Aceh pernah berjaya dan nanti Aceh juga akan tetap berjaya (bisa bangkit dari musibah). Insya Allah…
peran dudi dan teman-teman secara nyata untuk saudara kita di NAD adalah dalam pembuatan program Missing Person yaitu media saling berbagi informasi mengenai korban musibah di NAD.
salut bro 🙂
review yang sepihak, hanya ngomongin bagusnya. tidak ada masukan yang berarti. wajar aja, namanya juga dikasi gratisan. hahahaha.
namun setidaknya, dudi sudah menunjukkan kelasnya sebagai hacker berwawasan luas. mau membaca dan menulis review-nya.
hacker yang kaffah…
btw, peran dudi dalam memasukkan airputih ke aceh boleh disebut-sebut ndak ya?
Terharu juga aku padahalbelum sempat baca bukunya tuh. tapi gue salut tuk pahlawan-pahlawan yang rela mengorbankan segalanya demi Tanah tercintanya.
Bangkitlah Bumi ACEH …….!
#5. sebut aja peran mas dudi itu, jadi pingin tau jg neh 😀
tapi aku bangga, ternyata aku bisa kenal sama orang penting 😉
wadah, aku itu gak punya kontribusi seperti rekan-rekan yang saya sebutkan diatas 🙂
mas dudi, terimakasih sekali atas review yang bagus ini. saya sangat menghargainya.
anyway, saya ndak seheroik yang dikatakan Roim, lo. cuti setahun dari Tempo lebih karena saya enek banget dengan rutinitas kerja. rasanya benar-benar seperti dibelengggu. kebetulan saat itu terjadi tsunami di Aceh sehingga saya punya waktu lebih longgar untuk beraktivitas di sana.
buku ini juga mustahil terwujud jika saya tidak berjumpa dengan teman-teman Air Putih yang bekerja tulus. Orang-orang seperti mereka yang menguatkan motivasi di lapangan.
tabik,
diyah
Mas,salam kenal..
Kalo boleh,mo minta alamat emailnya Dio (Diah Garsanti)dong..
Aku temen dia di SMU 3 Malang, kelas 1 dan 2-nya..
Thanks before..
Mas, bukunya udah keluar belum? Pernah liat resensinya di majalah tempo edisi khusus (kalo ga salah), tapi belum bisa nemu di gramed.
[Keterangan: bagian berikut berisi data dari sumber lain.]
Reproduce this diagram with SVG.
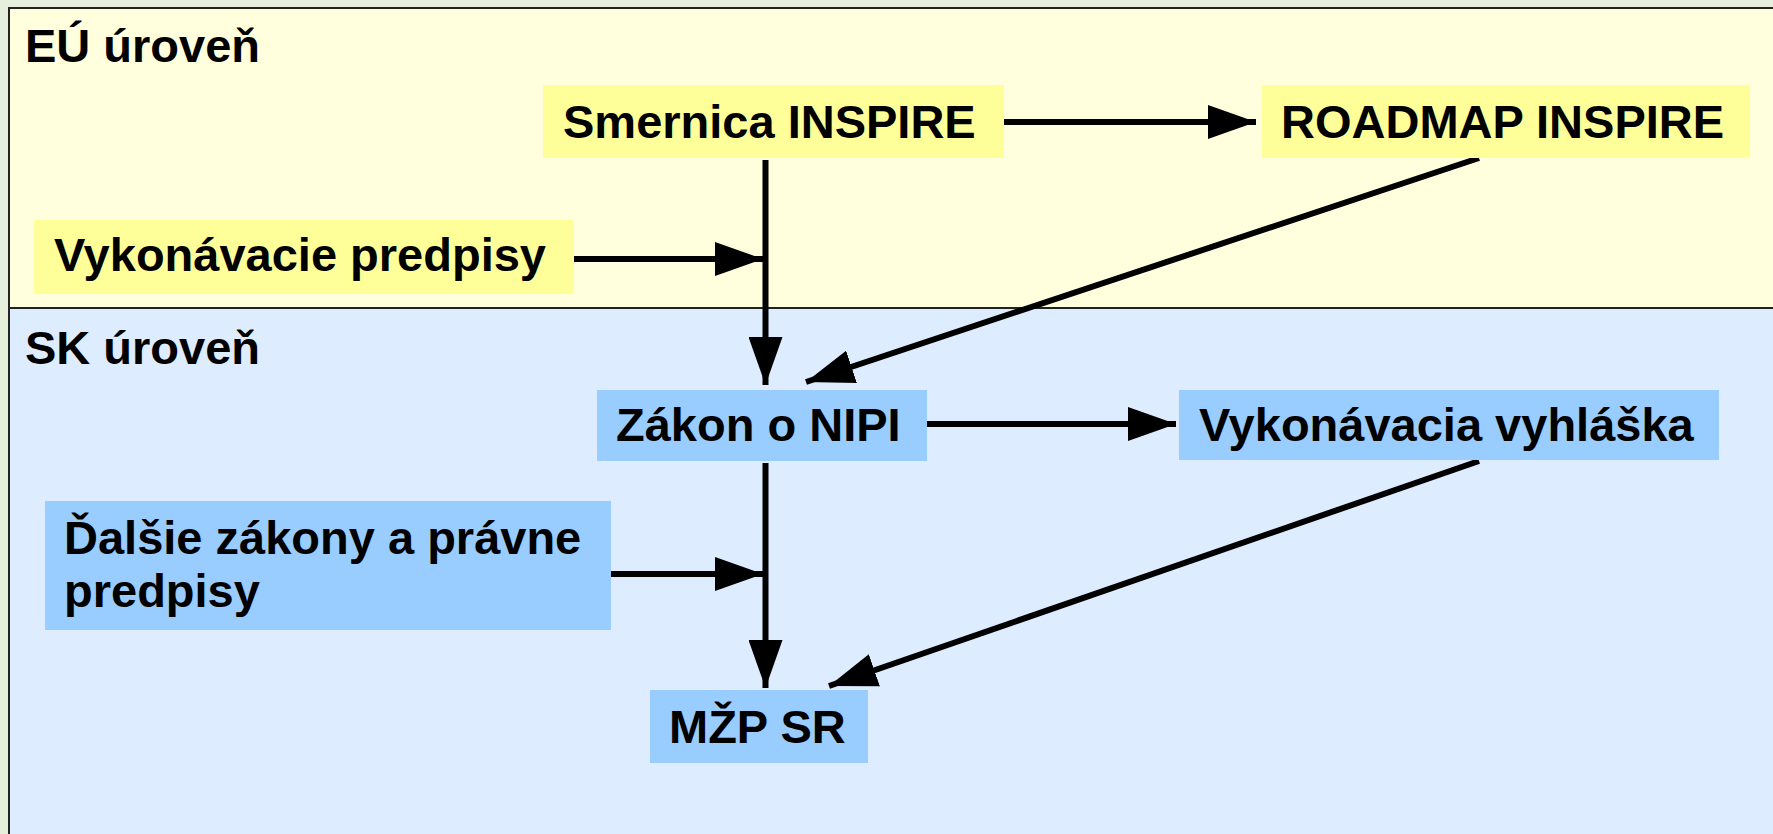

Buat Oskar, saya informasikan bahwa buku ini mudah-mudahan sudah ada di Gramedia dan toko buku lain pekan ini. Kami juga melayani pengiriman via kurir. Tinggal sebutkan alamatnya (asal di Jakarta, kalau di luar kota tambah ongkos kirim). Silakan hubungi saya di 081533779740.
sorry mas dudi, numpang iklan 🙂
mardiyah chamim
#9: terima kasih loh udah berkunjung kesini 🙂
#10: udah aku terusin ke emailnya dio, so tunggu aja email dari si dio ya 😉
Wah saya jadi terharu banget nich
Tsunami yang terjadi Di Aceh seolah ingin mengatakan “lihatlah prilaku manusia yang sebenarnya disana”
Pada saat org sedang dalam kesusahan, tapi ada juga yang memanfaatkannya
Btw salut sama org Aceh yang sangat tabah dalam cobaan ini.
Ada relawan dari eropa dan jepang yanga mengatakan salut dgn ketabahan org Aceh, karena bila hal ini mungkin terjadi di negaranya maka
akan dipastikan banyak yg stress (Spanyol)
Mungkin inilah salah satu titik awal dari Kebnagkitan Aceh di masa depan.
Amin
Peace and Love for My Lovely Aceh
renyah baget euy review-nya. jadi penasaran ama bukunya…
dan ga nyangka ternyata aku punya teman yang hebat-hebat, wandi yang ngundang peluncuran buku ini (tapi aku ga bisa dateng), imron (yang kadang sulit dihubungi baik di aceh atau saat di YM :d) dan terutama yang punya blog ini…..
salut buat kalian….
jangan biarkan sejarah kita hilng ditelan zaman.jangan biarkan sejarah menentukan jalannya sendiri.